** START **

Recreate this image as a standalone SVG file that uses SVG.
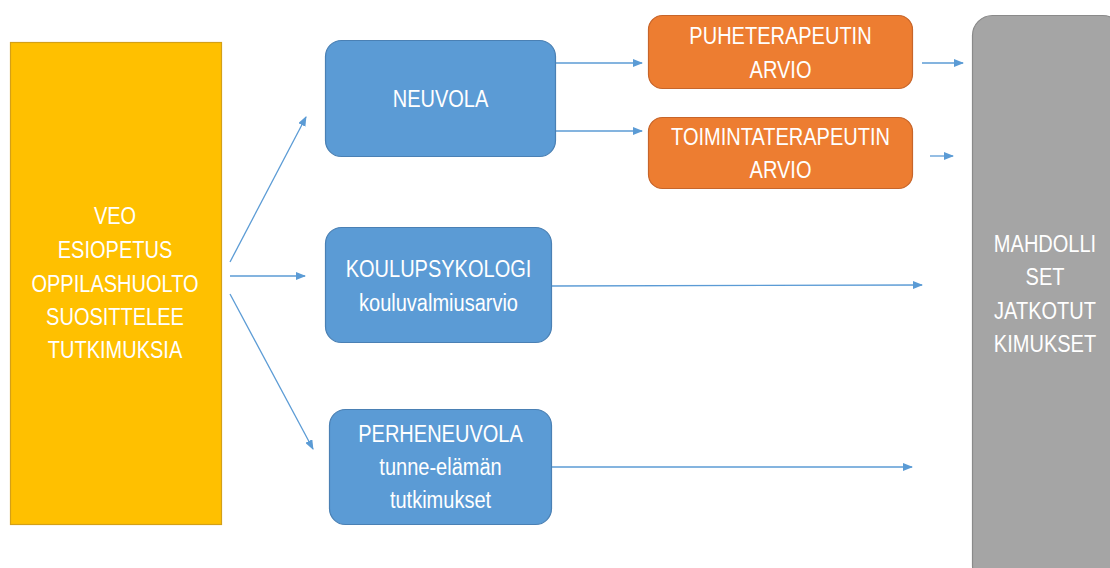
<svg xmlns="http://www.w3.org/2000/svg" width="1110" height="568" viewBox="0 0 1110 568">
<defs>
<style>
.t{font-family:"Liberation Sans",Arial,sans-serif;font-size:23px;fill:#ffffff;text-anchor:middle}
.blue{fill:#5B9BD5;stroke:#4A80B4;stroke-width:1.2}
.orange{fill:#ED7D31;stroke:#C7652A;stroke-width:1.2}
.c{stroke:#5B9BD5;stroke-width:1.3;fill:none;marker-end:url(#ah)}
</style>
<marker id="ah" markerUnits="userSpaceOnUse" markerWidth="10" markerHeight="8" refX="9" refY="4" orient="auto">
<path d="M0,0 L10,4 L0,8 Z" fill="#5B9BD5"/>
</marker>
</defs>
<rect width="1110" height="568" fill="#ffffff"/>
<g id="connectors">
<line class="c" x1="230" y1="262" x2="306" y2="117"/>
<line class="c" x1="230" y1="276" x2="305" y2="276"/>
<line class="c" x1="230" y1="294" x2="313" y2="449"/>
<line class="c" x1="556" y1="63" x2="642" y2="63"/>
<line class="c" x1="556" y1="131" x2="642" y2="131"/>
<line class="c" x1="922" y1="63" x2="963" y2="63"/>
<line class="c" x1="930" y1="156" x2="953" y2="156"/>
<line class="c" x1="552" y1="286" x2="922" y2="285"/>
<line class="c" x1="552" y1="467" x2="912" y2="467"/>
</g>
<g id="veo">
<rect x="10.5" y="42.5" width="211" height="482" fill="#FFC000" stroke="#D4A017" stroke-width="1.2"/>
<text class="t" transform="translate(115,224) scale(0.87,1)">VEO</text>
<text class="t" transform="translate(115,258) scale(0.87,1)">ESIOPETUS</text>
<text class="t" transform="translate(115,292) scale(0.87,1)">OPPILASHUOLTO</text>
<text class="t" transform="translate(115,325) scale(0.87,1)">SUOSITTELEE</text>
<text class="t" transform="translate(115,358) scale(0.87,1)">TUTKIMUKSIA</text>
</g>
<g id="neuvola">
<rect class="blue" x="325.5" y="40.5" width="230" height="116" rx="16"/>
<text class="t" transform="translate(440.5,107) scale(0.87,1)">NEUVOLA</text>
</g>
<g id="koulupsykologi">
<rect class="blue" x="325.5" y="227.5" width="226" height="115" rx="16"/>
<text class="t" transform="translate(438.5,277) scale(0.87,1)">KOULUPSYKOLOGI</text>
<text class="t" transform="translate(438.5,311) scale(0.87,1)">kouluvalmiusarvio</text>
</g>
<g id="perheneuvola">
<rect class="blue" x="329.5" y="409.5" width="222" height="115" rx="16"/>
<text class="t" transform="translate(440.5,442) scale(0.87,1)">PERHENEUVOLA</text>
<text class="t" transform="translate(440.5,475) scale(0.87,1)">tunne-elämän</text>
<text class="t" transform="translate(440.5,508) scale(0.87,1)">tutkimukset</text>
</g>
<g id="puheterapeutin">
<rect class="orange" x="648.5" y="15.5" width="264" height="73" rx="14"/>
<text class="t" transform="translate(780.5,44) scale(0.87,1)">PUHETERAPEUTIN</text>
<text class="t" transform="translate(780.5,78) scale(0.87,1)">ARVIO</text>
</g>
<g id="toimintaterapeutin">
<rect class="orange" x="648.5" y="117.5" width="264" height="71" rx="14"/>
<text class="t" transform="translate(780.5,145) scale(0.87,1)">TOIMINTATERAPEUTIN</text>
<text class="t" transform="translate(780.5,178) scale(0.87,1)">ARVIO</text>
</g>
<g id="mahdolliset">
<rect x="972.5" y="15.5" width="150" height="570" rx="20" fill="#A5A5A5" stroke="#8A8A8A" stroke-width="1.2"/>
<text class="t" transform="translate(1045,252) scale(0.87,1)">MAHDOLLI</text>
<text class="t" transform="translate(1045,285) scale(0.87,1)">SET</text>
<text class="t" transform="translate(1045,319) scale(0.87,1)">JATKOTUT</text>
<text class="t" transform="translate(1045,352) scale(0.87,1)">KIMUKSET</text>
</g>
</svg>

** END **

● **Aim**
Omit each picture, then return all of the listing exactly as it stands.

● **Finished answer**
Recreate this image as a standalone SVG file that uses SVG.
<svg xmlns="http://www.w3.org/2000/svg" width="1110" height="568" viewBox="0 0 1110 568">
<defs>
<style>
.t{font-family:"Liberation Sans",Arial,sans-serif;font-size:23px;fill:#ffffff;text-anchor:middle}
.blue{fill:#5B9BD5;stroke:#4A80B4;stroke-width:1.2}
.orange{fill:#ED7D31;stroke:#C7652A;stroke-width:1.2}
.c{stroke:#5B9BD5;stroke-width:1.3;fill:none;marker-end:url(#ah)}
</style>
<marker id="ah" markerUnits="userSpaceOnUse" markerWidth="10" markerHeight="8" refX="9" refY="4" orient="auto">
<path d="M0,0 L10,4 L0,8 Z" fill="#5B9BD5"/>
</marker>
</defs>
<rect width="1110" height="568" fill="#ffffff"/>
<g id="connectors">
<line class="c" x1="230" y1="262" x2="306" y2="117"/>
<line class="c" x1="230" y1="276" x2="305" y2="276"/>
<line class="c" x1="230" y1="294" x2="313" y2="449"/>
<line class="c" x1="556" y1="63" x2="642" y2="63"/>
<line class="c" x1="556" y1="131" x2="642" y2="131"/>
<line class="c" x1="922" y1="63" x2="963" y2="63"/>
<line class="c" x1="930" y1="156" x2="953" y2="156"/>
<line class="c" x1="552" y1="286" x2="922" y2="285"/>
<line class="c" x1="552" y1="467" x2="912" y2="467"/>
</g>
<g id="veo">
<rect x="10.5" y="42.5" width="211" height="482" fill="#FFC000" stroke="#D4A017" stroke-width="1.2"/>
<text class="t" transform="translate(115,224) scale(0.87,1)">VEO</text>
<text class="t" transform="translate(115,258) scale(0.87,1)">ESIOPETUS</text>
<text class="t" transform="translate(115,292) scale(0.87,1)">OPPILASHUOLTO</text>
<text class="t" transform="translate(115,325) scale(0.87,1)">SUOSITTELEE</text>
<text class="t" transform="translate(115,358) scale(0.87,1)">TUTKIMUKSIA</text>
</g>
<g id="neuvola">
<rect class="blue" x="325.5" y="40.5" width="230" height="116" rx="16"/>
<text class="t" transform="translate(440.5,107) scale(0.87,1)">NEUVOLA</text>
</g>
<g id="koulupsykologi">
<rect class="blue" x="325.5" y="227.5" width="226" height="115" rx="16"/>
<text class="t" transform="translate(438.5,277) scale(0.87,1)">KOULUPSYKOLOGI</text>
<text class="t" transform="translate(438.5,311) scale(0.87,1)">kouluvalmiusarvio</text>
</g>
<g id="perheneuvola">
<rect class="blue" x="329.5" y="409.5" width="222" height="115" rx="16"/>
<text class="t" transform="translate(440.5,442) scale(0.87,1)">PERHENEUVOLA</text>
<text class="t" transform="translate(440.5,475) scale(0.87,1)">tunne-elämän</text>
<text class="t" transform="translate(440.5,508) scale(0.87,1)">tutkimukset</text>
</g>
<g id="puheterapeutin">
<rect class="orange" x="648.5" y="15.5" width="264" height="73" rx="14"/>
<text class="t" transform="translate(780.5,44) scale(0.87,1)">PUHETERAPEUTIN</text>
<text class="t" transform="translate(780.5,78) scale(0.87,1)">ARVIO</text>
</g>
<g id="toimintaterapeutin">
<rect class="orange" x="648.5" y="117.5" width="264" height="71" rx="14"/>
<text class="t" transform="translate(780.5,145) scale(0.87,1)">TOIMINTATERAPEUTIN</text>
<text class="t" transform="translate(780.5,178) scale(0.87,1)">ARVIO</text>
</g>
<g id="mahdolliset">
<rect x="972.5" y="15.5" width="150" height="570" rx="20" fill="#A5A5A5" stroke="#8A8A8A" stroke-width="1.2"/>
<text class="t" transform="translate(1045,252) scale(0.87,1)">MAHDOLLI</text>
<text class="t" transform="translate(1045,285) scale(0.87,1)">SET</text>
<text class="t" transform="translate(1045,319) scale(0.87,1)">JATKOTUT</text>
<text class="t" transform="translate(1045,352) scale(0.87,1)">KIMUKSET</text>
</g>
</svg>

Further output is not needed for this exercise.